Yes, exactly. Let’s get the federal government to support the co-ops in their efforts to make broadband part of the services they provide to rural New Mexicans. Some co-ops in the state are already moving forward with this plan, but they’re doing it alone without federal assistance. The government should make an initiative to get broadband into rural areas. That is something that will also spark local economies. Jobs will be created to bring these communities broadband service.
What other initiatives would you like to lead?
We need better water infrastructure [in District 3]. I was talking to one of my neighbors who complained he can’t drink the well water. There’s too much arsenic in the water.
I’m aware that’s a problem in much of rural New Mexico. A friend of ours out in Chilili can’t drink from his well—too many minerals.

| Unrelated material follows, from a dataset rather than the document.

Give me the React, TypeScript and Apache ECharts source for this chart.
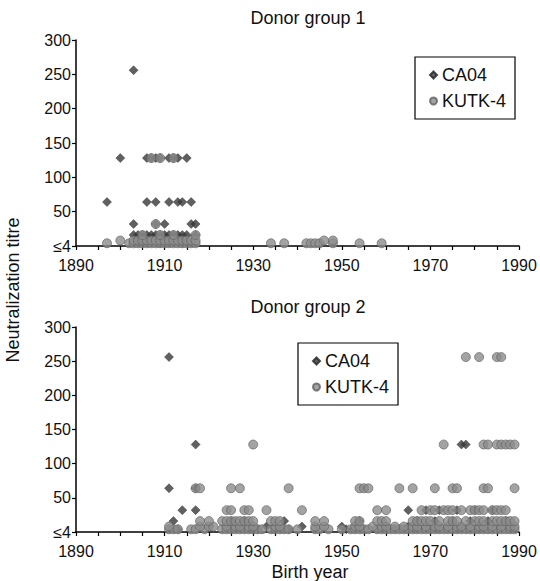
import React, { useEffect, useRef } from "react";
import * as echarts from "echarts";

// titre levels (index matches the year lists below)
const titres = [4, 8, 16, 32, 64, 128, 256];
const xMin = 1890;
const xMax = 1990;
const yMax = 300;
const seriesNames = ["CA04", "KUTK-4"];
const groupTitles = ["Donor group 1", "Donor group 2"];

// Donor group 1 — birth years per titre level
const g1CA04: number[][] = [
  [1905, 1909, 1914],
  [1904, 1906, 1910, 1912, 1914],
  [1903, 1904, 1905, 1906, 1907, 1908, 1909, 1910, 1911, 1912, 1913, 1914, 1915, 1917],
  [1903, 1908, 1910, 1916, 1917],
  [1897, 1906, 1908, 1911, 1913, 1914, 1916],
  [1900, 1906, 1907, 1908, 1909, 1911, 1912, 1913, 1915],
  [1903],
];
const g1KUTK: number[][] = [
  [1897, 1902, 1903, 1904, 1905, 1906, 1907, 1908, 1909, 1910, 1911, 1912, 1913, 1914, 1915, 1916, 1917, 1934, 1937, 1942, 1943, 1944, 1945, 1948, 1954, 1959],
  [1900, 1903, 1904, 1905, 1906, 1907, 1908, 1909, 1910, 1911, 1912, 1913, 1914, 1915, 1916, 1917, 1946, 1948],
  [1905, 1909, 1912, 1917],
  [1908],
  [],
  [1907, 1909, 1912],
  [],
];

// Donor group 2 — birth years per titre level
const g2CA04: number[][] = [
  [1913, 1931, 1938, 1951, 1970],
  [1933, 1941, 1950, 1960, 1965],
  [1912, 1925, 1928, 1937, 1954, 1967, 1971, 1975, 1979, 1983, 1987],
  [1914, 1917, 1965, 1969, 1972, 1976, 1980, 1984],
  [1911, 1917],
  [1917, 1977, 1978],
  [1911],
];
const g2KUTK: number[][] = [
  [1911, 1912, 1913, 1916, 1917, 1919, 1923, 1924, 1925, 1926, 1927, 1928, 1929, 1930, 1931, 1932, 1934, 1935, 1936, 1937, 1938, 1940, 1944, 1945, 1947, 1950, 1952, 1953, 1954, 1955, 1956, 1958, 1959, 1960, 1961, 1962, 1963, 1964, 1965, 1966, 1967, 1968, 1969, 1970, 1971, 1972, 1973, 1974, 1975, 1976, 1977, 1978, 1979, 1980, 1981, 1982, 1983, 1984, 1985, 1986, 1987, 1988, 1989],
  [1911, 1918, 1920, 1921, 1924, 1926, 1927, 1929, 1930, 1935, 1936, 1944, 1946, 1953, 1954, 1957, 1959, 1960, 1962, 1964, 1966, 1967, 1969, 1971, 1972, 1974, 1976, 1977, 1979, 1981, 1982, 1984, 1986, 1988, 1989],
  [1918, 1920, 1923, 1924, 1925, 1926, 1927, 1928, 1929, 1930, 1934, 1935, 1936, 1944, 1946, 1953, 1954, 1958, 1959, 1960, 1966, 1967, 1968, 1969, 1970, 1972, 1974, 1975, 1976, 1978, 1980, 1981, 1982, 1984, 1985, 1986, 1987, 1988, 1989],
  [1924, 1925, 1928, 1929, 1933, 1941, 1958, 1960, 1968, 1970, 1971, 1973, 1974, 1975, 1977, 1979, 1980, 1981, 1982, 1984, 1985, 1986, 1987],
  [1917, 1918, 1925, 1927, 1938, 1954, 1955, 1956, 1963, 1966, 1971, 1975, 1976, 1982, 1983, 1989],
  [1930, 1973, 1982, 1983, 1985, 1986, 1987, 1988, 1989],
  [1978, 1981, 1985, 1986],
];

const toPairs = (lists: number[][]) =>
  lists.flatMap((years, i) => years.map((y) => [y, titres[i]]));

const FONT = "Arial, 'Liberation Sans', sans-serif";

export default function App() {
  const ref = useRef<HTMLDivElement>(null);

  useEffect(() => {
    if (!ref.current) return;
    const chart = echarts.init(ref.current, undefined, { renderer: "svg" });

    const grids = [
      { left: 76, right: 21, top: 40, height: 206 },
      { left: 76, right: 21, top: 327, height: 205 },
    ];

    const xAxis = [0, 1].map((i) => ({
      type: "value",
      gridIndex: i,
      min: xMin,
      max: xMax,
      interval: 5,
      axisLine: { show: true, lineStyle: { color: "#000", width: 1.5 } },
      axisTick: { show: true, length: 4, inside: false, lineStyle: { color: "#000", width: 1.2 } },
      splitLine: { show: false },
      axisLabel: {
        color: "#111",
        fontSize: 16,
        fontFamily: FONT,
        margin: 11,
        formatter: (v: number) => ((v - xMin) % 20 === 0 ? String(v) : ""),
      },
    }));

    const yAxis = [0, 1].map((i) => ({
      type: "value",
      gridIndex: i,
      min: 0,
      max: yMax,
      interval: 50,
      axisLine: { show: true, lineStyle: { color: "#000", width: 1.5 } },
      axisTick: { show: true, length: 4, inside: false, lineStyle: { color: "#000", width: 1.2 } },
      splitLine: { show: false },
      axisLabel: {
        color: "#111",
        fontSize: 16,
        fontFamily: FONT,
        margin: 5,
        formatter: (v: number) => (v === 0 ? "≤4" : String(v)),
      },
    }));

    const diamondStyle = { color: "#383838", borderColor: "#222", borderWidth: 0.5 };
    const circleStyle = { color: "#8c8c8c", borderColor: "#5e5e5e", borderWidth: 0.8 };

    const groups = [
      [g1CA04, g1KUTK],
      [g2CA04, g2KUTK],
    ];
    const series: any[] = [];
    groups.forEach((g, i) => {
      series.push({
        type: "scatter",
        name: seriesNames[0],
        xAxisIndex: i,
        yAxisIndex: i,
        symbol: "diamond",
        symbolSize: 9,
        itemStyle: diamondStyle,
        data: toPairs(g[0]),
      });
      series.push({
        type: "scatter",
        name: seriesNames[1],
        xAxisIndex: i,
        yAxisIndex: i,
        symbol: "circle",
        symbolSize: 9,
        itemStyle: circleStyle,
        data: toPairs(g[1]),
      });
    });

    const legendBase = {
      orient: "vertical",
      data: [
        { name: seriesNames[0], icon: "diamond" },
        { name: seriesNames[1], icon: "circle" },
      ],
      itemWidth: 7,
      itemHeight: 7,
      itemGap: 8,
      padding: [9, 9, 9, 14],
      borderColor: "#000",
      borderWidth: 1.2,
      backgroundColor: "#fff",
      textStyle: { fontSize: 18, fontFamily: FONT, color: "#111" },
      selectedMode: false,
    };

    const textStyle = (text: string) => ({
      text,
      fontSize: 18,
      fontFamily: FONT,
      fill: "#111",
      align: "center",
      verticalAlign: "middle",
    });

    chart.setOption({
      animation: false,
      backgroundColor: "#fff",
      grid: grids,
      xAxis,
      yAxis,
      series,
      legend: [
        { ...legendBase, left: 415, top: 57 },
        { ...legendBase, left: 298, top: 343 },
      ],
      graphic: [
        { type: "text", x: 308, y: 18, style: textStyle(groupTitles[0]) },
        { type: "text", x: 308, y: 307, style: textStyle(groupTitles[1]) },
        { type: "text", x: 310, y: 572, style: textStyle("Birth year") },
        { type: "text", x: 13, y: 290, rotation: Math.PI / 2, style: textStyle("Neutralization titre") },
      ],
    });

    return () => chart.dispose();
  }, []);

  return (
    <div
      ref={ref}
      style={{ position: "absolute", left: 0, top: 0, width: 540, height: 581, background: "#fff" }}
    />
  );
}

And they say Flint, [Mich.] has a problem! But this is happening in New Mexico, and it’s not a national news story. There are parts of the Navajo Nation that don’t have running water or electricity. Infrastructure issues like these should be of national importance. I want to do something about that. I was born here and I want to lift our state up.
I get it. Why should people vote for you in the primary election next spring?
I think I stand out because on day one I’m going to be an expert—with a trained scientific mind—on energy and infrastructure issues. When I was running the co-op, it killed me when one of our customers was threatened with disconnection because I’m a native son, a man of the people who has lived and experienced the same issues as the people in El Norte. I’ve experienced a lot of that firsthand and there’s no one who wants to help this state and its citizens as much as I do.